When the players returned after dinner, there were 58 survivors, with the average stack at 3.4 million.
Post-dinner departures with pay checks of $128,384 included Britain's last hope Sam Holden in 55th place. Holden was also the last remaining 2011 main event final table contestant in this year's tournament.
Keeping him company at the cashier desk was 56th placed David “ODB” Baker, who received the same reward and can be proud of an outstanding WSOP performance this year in which he won his first bracelet, cashing seven times and making four final tables, including the 2011-12 National Championship.
On the distaff side, Baumann and Hille were still keeping the feminine banners flying at that point, with Hille in seventh place in the top ten chip counts on 5,790,000 and Baumann still competing strongly lower down in the chip counts after taking a big hit to her stack.
Among the railbirds some hefty prop bets were being made, chiefly on whether Hille or Baumann would survive to the main event final table (the line was 6 to 1 against despite their excellent performances so far), and whether this year's World Series of Poker would be won by a player older or younger than age 40 years (the line was 10 to 1 against an older person winning – only 11 of the 55 players still taking part at that point were over 40)
With the clock ticking steadily down, more quality players headed home, including Leo Wolpert at 50th, Amit Makhija at 47th, and Tristan Clemencon at 46th, all with pay days of $156,293.
They were followed by Uruguay player Fabrizio Gonzalez whose main event came to a halt when he busted out in the 45th spot for $191,646, along with Amnon Filippi at 39th and Omar Saeed at 37th.
Saeed's departure set the scene for just four tables to continue for the 36 tired players remaining, with Elisabeth Hille and Gaelle Baumann still very much in the running.
Almost immediately there were four more eliminations in quick succession, and they were followed by another five, making it unnecessary for officials to enforce the hard stop…the day's target of 27 players had been reached and the chips were bagged.
With 1 hour and 37 minutes left in Level 30, Erik Hellman was busted out in 28th place for $236,921.

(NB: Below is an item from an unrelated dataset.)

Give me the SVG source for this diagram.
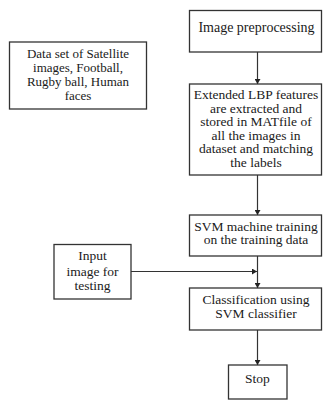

Day 7 begins Monday at 1:00 pm PT, and will continue until the main event final table of nine players is reached.
The first nine players to bust will receive $294,601 each, while the nine final table survivors will be guaranteed at least $754,798, and a chance at the winner's $8.5 million when the event reconvenes late October.
Two women remain in the event: Elisabeth Hille is in fifth place on 9,770,000, and Gaelle Baumann is in the 20th slot on 5,530,000.
With the blinds at 60,000-120,000 with a 15,000 ante, and average chips counts of 7,331,112, this is what the top chip counts look like going into Day 7:
1. Marc Ladouceur – 15,875,000 (132 bb)
2. Daniel Strelitz – 12,790,000 (106 bb)
3. Robert Salaburu – 10,915,000 (90 bb)
4. Russell Thomas – 9,985,000 (83 bb)
5. Elisabeth Hille – 9,770,000 (81 bb)
6. Yuval Bronshtein – 9,735,000 (81 bb)
7. Jamie Robbins – 8,750,000 (72 bb)
8. Robert Corcione – 8,745,000 (72 bb)
9. Cylus Watson – 8,500,000 (70 bb)
10. Jeremy Ausmus – 8,300,000 (69 bb)
Offering the closest challenge to Canadian chip leader Marc Ladouceur as the day ended was the little known Daniel Strelitz – who was at one stage way ahead of the field on 16,390,000.
The 22-year-old is the first player with more than 10 million in chips, and has wreaked havoc among his many opponents during the day. He has two previous WSOP cashes to his credit, and like so many of the young players at WSOP built his career and substantial winnings in the internet poker sector, where he started to play in 2008 and currently coaches other players.